Dataset records |
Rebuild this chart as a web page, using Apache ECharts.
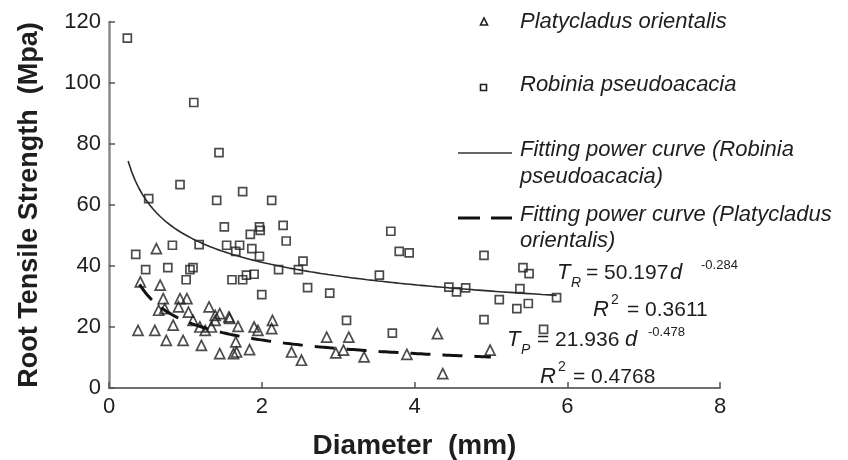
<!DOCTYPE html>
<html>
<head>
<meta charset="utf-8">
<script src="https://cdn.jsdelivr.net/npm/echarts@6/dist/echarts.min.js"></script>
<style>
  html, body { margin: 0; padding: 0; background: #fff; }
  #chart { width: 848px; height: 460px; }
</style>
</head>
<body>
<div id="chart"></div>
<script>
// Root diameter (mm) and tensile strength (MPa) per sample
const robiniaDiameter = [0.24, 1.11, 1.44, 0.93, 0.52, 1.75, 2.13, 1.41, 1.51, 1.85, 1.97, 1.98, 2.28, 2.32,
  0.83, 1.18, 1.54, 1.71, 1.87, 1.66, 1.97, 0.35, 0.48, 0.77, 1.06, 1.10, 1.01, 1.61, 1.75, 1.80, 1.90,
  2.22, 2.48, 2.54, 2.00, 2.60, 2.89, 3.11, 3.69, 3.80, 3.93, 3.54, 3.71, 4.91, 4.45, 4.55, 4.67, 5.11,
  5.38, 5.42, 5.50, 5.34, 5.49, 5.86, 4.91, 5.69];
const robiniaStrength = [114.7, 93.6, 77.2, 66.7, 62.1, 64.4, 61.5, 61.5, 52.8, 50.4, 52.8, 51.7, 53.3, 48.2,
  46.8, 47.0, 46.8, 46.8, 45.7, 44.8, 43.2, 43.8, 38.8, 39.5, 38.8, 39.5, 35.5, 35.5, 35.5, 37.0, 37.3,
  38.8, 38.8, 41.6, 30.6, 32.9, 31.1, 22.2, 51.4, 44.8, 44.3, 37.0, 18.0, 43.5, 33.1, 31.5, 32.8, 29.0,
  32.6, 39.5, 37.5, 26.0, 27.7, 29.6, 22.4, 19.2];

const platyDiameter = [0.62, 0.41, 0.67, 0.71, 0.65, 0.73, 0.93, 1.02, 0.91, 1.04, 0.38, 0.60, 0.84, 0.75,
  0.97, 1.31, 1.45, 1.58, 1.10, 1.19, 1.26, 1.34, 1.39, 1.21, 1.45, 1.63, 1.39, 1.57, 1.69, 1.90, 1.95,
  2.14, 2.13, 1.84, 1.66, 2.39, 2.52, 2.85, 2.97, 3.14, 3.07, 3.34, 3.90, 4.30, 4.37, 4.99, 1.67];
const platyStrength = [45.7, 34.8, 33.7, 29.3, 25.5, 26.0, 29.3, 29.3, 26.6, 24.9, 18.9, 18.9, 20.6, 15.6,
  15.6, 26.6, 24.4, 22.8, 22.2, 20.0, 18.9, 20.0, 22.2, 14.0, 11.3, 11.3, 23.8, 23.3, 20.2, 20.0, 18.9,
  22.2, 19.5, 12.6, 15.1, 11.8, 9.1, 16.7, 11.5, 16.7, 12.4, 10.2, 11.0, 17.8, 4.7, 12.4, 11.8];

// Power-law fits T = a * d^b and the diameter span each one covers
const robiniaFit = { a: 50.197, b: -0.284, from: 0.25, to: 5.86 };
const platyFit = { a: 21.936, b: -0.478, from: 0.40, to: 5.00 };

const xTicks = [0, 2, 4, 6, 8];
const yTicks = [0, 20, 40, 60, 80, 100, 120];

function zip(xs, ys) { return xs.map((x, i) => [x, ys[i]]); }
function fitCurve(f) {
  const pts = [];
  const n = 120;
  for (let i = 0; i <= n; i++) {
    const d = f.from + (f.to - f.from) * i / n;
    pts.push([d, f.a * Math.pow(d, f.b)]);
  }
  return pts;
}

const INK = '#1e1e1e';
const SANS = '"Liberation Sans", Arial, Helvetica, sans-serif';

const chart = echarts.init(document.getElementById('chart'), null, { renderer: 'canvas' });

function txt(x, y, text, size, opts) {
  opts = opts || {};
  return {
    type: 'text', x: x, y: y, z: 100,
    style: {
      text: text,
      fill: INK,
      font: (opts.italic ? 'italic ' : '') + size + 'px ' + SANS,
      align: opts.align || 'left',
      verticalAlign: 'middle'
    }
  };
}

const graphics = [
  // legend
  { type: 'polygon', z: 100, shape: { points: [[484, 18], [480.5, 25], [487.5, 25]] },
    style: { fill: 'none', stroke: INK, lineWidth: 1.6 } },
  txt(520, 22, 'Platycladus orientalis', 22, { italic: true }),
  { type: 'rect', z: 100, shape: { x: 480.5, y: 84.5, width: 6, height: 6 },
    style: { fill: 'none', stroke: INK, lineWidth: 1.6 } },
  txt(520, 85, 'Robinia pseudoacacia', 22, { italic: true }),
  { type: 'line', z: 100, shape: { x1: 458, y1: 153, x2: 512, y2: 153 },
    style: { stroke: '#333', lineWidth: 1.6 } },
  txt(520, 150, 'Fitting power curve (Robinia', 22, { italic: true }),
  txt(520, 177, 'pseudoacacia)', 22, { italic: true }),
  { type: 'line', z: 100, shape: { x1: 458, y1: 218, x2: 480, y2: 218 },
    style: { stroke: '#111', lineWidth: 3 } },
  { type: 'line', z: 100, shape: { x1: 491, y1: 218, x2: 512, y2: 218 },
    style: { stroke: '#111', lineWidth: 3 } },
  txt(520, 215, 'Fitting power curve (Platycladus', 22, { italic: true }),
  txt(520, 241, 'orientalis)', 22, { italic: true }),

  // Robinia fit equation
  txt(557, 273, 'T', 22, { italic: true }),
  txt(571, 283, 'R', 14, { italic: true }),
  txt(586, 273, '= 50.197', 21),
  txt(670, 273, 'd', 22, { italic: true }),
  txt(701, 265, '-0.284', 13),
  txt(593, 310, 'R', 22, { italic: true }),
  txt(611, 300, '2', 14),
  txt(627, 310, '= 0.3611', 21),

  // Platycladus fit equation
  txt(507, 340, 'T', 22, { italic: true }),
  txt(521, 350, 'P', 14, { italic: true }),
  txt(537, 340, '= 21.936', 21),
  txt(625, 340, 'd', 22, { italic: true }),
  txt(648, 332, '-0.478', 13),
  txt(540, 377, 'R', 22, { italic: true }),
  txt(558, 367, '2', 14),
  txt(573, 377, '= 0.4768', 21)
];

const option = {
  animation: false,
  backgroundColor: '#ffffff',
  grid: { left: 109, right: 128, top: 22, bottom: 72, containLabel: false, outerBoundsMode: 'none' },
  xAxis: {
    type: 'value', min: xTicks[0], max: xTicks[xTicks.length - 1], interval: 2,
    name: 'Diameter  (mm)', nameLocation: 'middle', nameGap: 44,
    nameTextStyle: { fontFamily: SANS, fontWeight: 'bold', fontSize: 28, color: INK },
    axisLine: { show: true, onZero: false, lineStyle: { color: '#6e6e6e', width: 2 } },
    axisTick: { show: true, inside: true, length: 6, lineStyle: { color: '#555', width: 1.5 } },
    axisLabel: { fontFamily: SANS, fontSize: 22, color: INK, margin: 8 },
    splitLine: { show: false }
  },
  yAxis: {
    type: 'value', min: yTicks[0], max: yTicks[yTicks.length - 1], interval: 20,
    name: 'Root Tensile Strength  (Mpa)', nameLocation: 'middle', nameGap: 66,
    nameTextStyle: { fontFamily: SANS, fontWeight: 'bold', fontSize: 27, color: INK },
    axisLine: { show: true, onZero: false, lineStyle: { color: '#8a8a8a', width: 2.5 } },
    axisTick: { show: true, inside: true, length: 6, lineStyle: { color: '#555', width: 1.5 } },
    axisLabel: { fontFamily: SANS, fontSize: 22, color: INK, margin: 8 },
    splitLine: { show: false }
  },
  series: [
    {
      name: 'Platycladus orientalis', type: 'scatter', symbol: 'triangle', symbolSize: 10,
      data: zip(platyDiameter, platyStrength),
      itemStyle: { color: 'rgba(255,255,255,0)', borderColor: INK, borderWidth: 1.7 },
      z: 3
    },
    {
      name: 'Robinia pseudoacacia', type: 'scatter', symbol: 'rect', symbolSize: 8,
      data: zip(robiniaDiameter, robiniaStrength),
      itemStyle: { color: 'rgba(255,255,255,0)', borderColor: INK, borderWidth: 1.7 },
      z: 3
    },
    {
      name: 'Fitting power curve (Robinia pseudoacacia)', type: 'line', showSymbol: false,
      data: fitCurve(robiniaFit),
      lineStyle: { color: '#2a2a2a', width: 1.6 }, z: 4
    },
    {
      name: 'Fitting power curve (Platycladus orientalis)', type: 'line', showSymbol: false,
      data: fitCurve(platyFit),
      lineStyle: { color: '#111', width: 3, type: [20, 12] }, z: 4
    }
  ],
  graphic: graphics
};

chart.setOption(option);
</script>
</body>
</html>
* * *
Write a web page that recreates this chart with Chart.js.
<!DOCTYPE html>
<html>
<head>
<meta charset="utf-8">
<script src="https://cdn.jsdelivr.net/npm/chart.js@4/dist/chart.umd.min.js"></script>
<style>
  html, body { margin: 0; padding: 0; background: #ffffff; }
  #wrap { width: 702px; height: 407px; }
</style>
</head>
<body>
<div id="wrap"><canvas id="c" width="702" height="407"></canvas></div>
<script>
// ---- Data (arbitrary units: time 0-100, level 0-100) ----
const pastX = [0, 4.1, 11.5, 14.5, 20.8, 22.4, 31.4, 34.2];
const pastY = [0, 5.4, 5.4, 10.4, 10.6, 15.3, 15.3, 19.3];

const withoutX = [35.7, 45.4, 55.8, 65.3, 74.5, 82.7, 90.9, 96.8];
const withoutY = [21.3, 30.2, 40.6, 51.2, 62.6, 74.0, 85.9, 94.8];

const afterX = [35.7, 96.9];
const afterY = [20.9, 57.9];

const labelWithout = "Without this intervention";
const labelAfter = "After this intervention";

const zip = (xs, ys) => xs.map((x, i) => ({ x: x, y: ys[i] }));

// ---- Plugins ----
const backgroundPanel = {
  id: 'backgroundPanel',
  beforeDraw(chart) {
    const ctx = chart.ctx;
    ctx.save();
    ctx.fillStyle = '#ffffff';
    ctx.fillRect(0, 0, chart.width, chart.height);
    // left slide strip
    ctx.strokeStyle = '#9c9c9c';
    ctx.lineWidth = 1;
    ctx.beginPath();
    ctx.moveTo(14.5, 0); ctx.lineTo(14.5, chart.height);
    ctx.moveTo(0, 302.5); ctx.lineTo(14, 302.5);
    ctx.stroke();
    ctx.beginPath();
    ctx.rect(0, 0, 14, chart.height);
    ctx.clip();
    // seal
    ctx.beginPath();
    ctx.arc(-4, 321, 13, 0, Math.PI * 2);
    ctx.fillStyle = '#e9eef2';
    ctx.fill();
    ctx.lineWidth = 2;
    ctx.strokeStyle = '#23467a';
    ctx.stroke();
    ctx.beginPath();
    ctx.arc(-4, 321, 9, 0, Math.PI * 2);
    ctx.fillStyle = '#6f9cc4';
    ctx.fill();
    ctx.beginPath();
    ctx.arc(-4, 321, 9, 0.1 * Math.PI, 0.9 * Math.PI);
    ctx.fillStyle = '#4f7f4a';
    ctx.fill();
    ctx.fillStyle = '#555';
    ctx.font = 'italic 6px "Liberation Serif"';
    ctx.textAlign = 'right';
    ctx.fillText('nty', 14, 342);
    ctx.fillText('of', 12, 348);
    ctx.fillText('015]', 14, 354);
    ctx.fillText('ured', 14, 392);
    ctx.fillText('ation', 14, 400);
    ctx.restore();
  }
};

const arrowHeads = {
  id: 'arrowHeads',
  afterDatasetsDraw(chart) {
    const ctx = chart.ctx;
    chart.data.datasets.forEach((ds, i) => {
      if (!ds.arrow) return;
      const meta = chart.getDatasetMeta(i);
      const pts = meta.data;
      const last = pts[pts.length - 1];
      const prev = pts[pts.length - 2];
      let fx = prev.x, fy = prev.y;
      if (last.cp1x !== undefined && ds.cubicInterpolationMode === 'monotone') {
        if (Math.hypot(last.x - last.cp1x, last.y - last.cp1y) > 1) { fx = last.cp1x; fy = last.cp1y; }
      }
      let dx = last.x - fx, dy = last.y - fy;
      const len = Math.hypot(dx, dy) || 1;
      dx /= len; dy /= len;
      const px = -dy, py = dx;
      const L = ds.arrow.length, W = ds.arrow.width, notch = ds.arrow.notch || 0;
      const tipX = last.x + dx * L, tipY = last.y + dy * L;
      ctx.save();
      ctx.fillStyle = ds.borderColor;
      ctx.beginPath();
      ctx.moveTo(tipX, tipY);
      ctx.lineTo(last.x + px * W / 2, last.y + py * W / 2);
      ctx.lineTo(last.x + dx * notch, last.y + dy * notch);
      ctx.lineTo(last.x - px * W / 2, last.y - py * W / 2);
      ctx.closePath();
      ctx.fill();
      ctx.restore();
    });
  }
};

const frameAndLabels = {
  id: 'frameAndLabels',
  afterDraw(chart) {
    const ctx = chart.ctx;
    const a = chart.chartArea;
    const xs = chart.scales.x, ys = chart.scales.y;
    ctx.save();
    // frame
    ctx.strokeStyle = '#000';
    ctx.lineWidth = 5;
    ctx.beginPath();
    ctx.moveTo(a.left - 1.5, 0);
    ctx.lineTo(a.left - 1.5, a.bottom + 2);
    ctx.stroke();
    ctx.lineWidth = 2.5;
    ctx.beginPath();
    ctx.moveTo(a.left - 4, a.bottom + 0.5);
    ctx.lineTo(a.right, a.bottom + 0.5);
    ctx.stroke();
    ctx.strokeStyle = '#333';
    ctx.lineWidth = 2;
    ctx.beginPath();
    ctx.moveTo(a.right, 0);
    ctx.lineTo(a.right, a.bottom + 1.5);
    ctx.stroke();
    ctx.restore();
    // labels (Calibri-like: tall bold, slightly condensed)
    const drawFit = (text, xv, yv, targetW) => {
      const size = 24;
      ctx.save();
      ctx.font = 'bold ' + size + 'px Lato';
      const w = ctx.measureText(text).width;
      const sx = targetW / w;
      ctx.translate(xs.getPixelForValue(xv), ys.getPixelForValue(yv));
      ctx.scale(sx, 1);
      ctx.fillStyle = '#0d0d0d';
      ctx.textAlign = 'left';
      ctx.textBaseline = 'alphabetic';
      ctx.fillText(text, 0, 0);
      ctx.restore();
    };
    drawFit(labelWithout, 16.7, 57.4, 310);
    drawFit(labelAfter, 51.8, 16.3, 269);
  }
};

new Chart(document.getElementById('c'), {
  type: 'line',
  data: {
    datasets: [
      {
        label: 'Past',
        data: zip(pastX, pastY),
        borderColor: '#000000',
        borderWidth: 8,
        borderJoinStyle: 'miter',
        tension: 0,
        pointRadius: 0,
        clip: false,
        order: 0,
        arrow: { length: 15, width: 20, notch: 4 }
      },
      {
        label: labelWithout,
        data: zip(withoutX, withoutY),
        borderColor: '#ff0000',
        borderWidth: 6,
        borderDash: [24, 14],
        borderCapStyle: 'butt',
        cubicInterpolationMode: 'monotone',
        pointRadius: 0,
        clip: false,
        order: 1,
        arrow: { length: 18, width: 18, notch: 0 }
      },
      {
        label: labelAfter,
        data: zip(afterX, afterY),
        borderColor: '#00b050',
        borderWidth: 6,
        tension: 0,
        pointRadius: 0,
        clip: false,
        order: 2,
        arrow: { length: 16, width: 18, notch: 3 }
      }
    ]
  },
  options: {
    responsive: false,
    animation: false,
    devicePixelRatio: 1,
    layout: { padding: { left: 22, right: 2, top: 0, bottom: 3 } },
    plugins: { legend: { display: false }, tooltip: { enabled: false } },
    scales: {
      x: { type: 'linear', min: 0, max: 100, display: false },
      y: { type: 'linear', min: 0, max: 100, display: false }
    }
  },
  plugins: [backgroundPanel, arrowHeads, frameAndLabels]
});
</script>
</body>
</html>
* * *
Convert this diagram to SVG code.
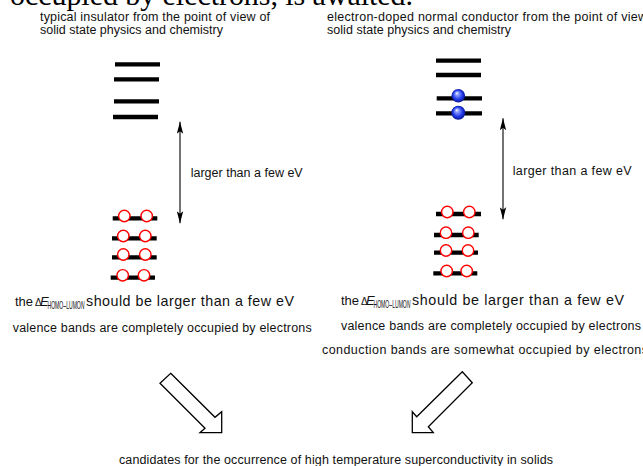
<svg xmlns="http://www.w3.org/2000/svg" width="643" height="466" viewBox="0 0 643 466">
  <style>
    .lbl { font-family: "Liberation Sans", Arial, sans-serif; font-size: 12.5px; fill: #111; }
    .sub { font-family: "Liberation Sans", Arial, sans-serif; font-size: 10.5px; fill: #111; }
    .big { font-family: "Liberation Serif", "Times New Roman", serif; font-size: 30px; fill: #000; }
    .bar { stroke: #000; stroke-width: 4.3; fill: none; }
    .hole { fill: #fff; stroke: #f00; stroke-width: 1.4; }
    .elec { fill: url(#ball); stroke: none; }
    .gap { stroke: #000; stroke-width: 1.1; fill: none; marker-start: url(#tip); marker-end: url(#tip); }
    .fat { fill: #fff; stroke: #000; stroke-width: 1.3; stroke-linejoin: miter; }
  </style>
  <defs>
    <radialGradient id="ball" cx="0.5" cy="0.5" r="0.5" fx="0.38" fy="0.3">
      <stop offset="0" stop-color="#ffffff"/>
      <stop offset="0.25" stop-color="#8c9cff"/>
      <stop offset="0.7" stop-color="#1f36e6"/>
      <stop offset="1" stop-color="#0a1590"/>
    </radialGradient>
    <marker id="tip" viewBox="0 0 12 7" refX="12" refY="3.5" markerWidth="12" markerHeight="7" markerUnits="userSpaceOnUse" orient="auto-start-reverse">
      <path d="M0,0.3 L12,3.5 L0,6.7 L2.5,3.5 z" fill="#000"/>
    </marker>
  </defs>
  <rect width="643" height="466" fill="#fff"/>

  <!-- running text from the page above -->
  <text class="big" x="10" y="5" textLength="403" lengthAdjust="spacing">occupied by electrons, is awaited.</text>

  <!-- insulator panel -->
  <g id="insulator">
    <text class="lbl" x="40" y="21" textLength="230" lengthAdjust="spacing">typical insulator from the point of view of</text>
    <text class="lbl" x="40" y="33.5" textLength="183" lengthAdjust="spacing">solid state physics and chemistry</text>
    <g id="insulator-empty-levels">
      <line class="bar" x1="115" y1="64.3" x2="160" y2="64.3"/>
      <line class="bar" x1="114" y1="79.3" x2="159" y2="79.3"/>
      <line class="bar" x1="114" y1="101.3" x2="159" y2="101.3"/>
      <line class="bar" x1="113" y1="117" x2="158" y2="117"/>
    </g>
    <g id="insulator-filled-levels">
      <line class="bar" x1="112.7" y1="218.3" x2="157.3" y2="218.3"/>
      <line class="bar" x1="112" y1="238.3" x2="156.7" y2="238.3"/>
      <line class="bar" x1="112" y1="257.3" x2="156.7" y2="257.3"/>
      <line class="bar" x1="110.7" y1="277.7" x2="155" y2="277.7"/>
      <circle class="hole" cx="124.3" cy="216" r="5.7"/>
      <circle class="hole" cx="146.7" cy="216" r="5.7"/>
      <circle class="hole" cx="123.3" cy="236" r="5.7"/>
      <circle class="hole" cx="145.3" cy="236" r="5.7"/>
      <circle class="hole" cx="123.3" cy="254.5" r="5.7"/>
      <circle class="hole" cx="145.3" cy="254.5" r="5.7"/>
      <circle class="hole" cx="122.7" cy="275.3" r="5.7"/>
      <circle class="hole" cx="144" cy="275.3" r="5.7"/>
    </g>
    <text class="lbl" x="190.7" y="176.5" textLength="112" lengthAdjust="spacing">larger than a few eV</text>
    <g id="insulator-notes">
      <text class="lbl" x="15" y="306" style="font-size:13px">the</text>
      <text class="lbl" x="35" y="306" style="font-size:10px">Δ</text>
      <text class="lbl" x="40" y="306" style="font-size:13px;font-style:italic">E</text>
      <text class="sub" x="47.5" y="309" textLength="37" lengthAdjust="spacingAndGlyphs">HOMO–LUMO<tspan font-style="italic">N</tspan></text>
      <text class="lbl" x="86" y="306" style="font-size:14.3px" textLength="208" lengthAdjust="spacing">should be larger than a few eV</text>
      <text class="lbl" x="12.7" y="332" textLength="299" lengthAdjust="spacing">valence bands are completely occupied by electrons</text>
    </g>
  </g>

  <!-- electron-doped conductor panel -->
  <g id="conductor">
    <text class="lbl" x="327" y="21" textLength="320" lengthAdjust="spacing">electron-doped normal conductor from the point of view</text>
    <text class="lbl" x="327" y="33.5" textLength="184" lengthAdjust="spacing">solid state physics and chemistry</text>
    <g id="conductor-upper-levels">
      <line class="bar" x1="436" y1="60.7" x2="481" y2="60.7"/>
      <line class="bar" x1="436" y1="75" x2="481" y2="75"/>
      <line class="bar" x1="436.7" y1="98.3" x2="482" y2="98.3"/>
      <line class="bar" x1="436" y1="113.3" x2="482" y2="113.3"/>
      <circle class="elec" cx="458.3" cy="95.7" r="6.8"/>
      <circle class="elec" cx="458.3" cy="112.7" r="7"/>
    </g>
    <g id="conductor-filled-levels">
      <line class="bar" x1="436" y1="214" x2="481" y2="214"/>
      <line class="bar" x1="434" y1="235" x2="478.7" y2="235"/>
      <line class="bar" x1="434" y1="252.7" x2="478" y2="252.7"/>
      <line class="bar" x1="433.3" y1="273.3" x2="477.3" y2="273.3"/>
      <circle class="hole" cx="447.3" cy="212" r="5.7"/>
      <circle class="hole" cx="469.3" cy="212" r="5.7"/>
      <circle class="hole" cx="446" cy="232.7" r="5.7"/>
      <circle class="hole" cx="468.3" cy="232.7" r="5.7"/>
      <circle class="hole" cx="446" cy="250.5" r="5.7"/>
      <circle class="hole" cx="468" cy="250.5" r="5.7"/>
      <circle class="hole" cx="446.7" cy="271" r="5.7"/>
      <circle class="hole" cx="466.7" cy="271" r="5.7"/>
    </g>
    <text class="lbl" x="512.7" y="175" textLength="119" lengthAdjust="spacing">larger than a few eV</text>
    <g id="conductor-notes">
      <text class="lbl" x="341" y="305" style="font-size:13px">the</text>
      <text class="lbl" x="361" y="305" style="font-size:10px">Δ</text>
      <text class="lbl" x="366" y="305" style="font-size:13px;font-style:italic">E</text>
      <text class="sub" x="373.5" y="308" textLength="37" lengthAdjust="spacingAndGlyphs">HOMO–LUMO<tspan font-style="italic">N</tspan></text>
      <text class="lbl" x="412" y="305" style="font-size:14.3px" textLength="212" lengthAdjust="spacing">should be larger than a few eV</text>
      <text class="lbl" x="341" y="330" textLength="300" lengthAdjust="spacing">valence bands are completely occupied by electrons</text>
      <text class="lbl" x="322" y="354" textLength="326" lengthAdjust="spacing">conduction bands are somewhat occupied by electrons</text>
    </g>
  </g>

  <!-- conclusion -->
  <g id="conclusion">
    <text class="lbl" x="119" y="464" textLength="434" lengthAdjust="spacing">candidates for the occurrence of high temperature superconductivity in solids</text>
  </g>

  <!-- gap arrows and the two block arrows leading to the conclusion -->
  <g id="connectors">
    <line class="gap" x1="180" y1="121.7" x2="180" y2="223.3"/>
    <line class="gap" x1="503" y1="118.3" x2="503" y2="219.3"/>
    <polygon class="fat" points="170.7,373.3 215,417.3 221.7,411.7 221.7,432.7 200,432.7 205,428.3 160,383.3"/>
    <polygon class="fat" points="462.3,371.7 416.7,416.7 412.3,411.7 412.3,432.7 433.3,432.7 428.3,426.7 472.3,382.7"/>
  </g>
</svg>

Instructions to follow | Pictures are excluded. Repeat exactly the lines from the one containing "Rebuild this chart" to the one containing "32.6, 39.5, 37.5, 26.0, 27.7, 29.6, 22.4, 19.2];", inclusive.

Output below |
Rebuild this chart as a web page, using Apache ECharts.
<!DOCTYPE html>
<html>
<head>
<meta charset="utf-8">
<script src="https://cdn.jsdelivr.net/npm/echarts@6/dist/echarts.min.js"></script>
<style>
  html, body { margin: 0; padding: 0; background: #fff; }
  #chart { width: 848px; height: 460px; }
</style>
</head>
<body>
<div id="chart"></div>
<script>
// Root diameter (mm) and tensile strength (MPa) per sample
const robiniaDiameter = [0.24, 1.11, 1.44, 0.93, 0.52, 1.75, 2.13, 1.41, 1.51, 1.85, 1.97, 1.98, 2.28, 2.32,
  0.83, 1.18, 1.54, 1.71, 1.87, 1.66, 1.97, 0.35, 0.48, 0.77, 1.06, 1.10, 1.01, 1.61, 1.75, 1.80, 1.90,
  2.22, 2.48, 2.54, 2.00, 2.60, 2.89, 3.11, 3.69, 3.80, 3.93, 3.54, 3.71, 4.91, 4.45, 4.55, 4.67, 5.11,
  5.38, 5.42, 5.50, 5.34, 5.49, 5.86, 4.91, 5.69];
const robiniaStrength = [114.7, 93.6, 77.2, 66.7, 62.1, 64.4, 61.5, 61.5, 52.8, 50.4, 52.8, 51.7, 53.3, 48.2,
  46.8, 47.0, 46.8, 46.8, 45.7, 44.8, 43.2, 43.8, 38.8, 39.5, 38.8, 39.5, 35.5, 35.5, 35.5, 37.0, 37.3,
  38.8, 38.8, 41.6, 30.6, 32.9, 31.1, 22.2, 51.4, 44.8, 44.3, 37.0, 18.0, 43.5, 33.1, 31.5, 32.8, 29.0,
  32.6, 39.5, 37.5, 26.0, 27.7, 29.6, 22.4, 19.2];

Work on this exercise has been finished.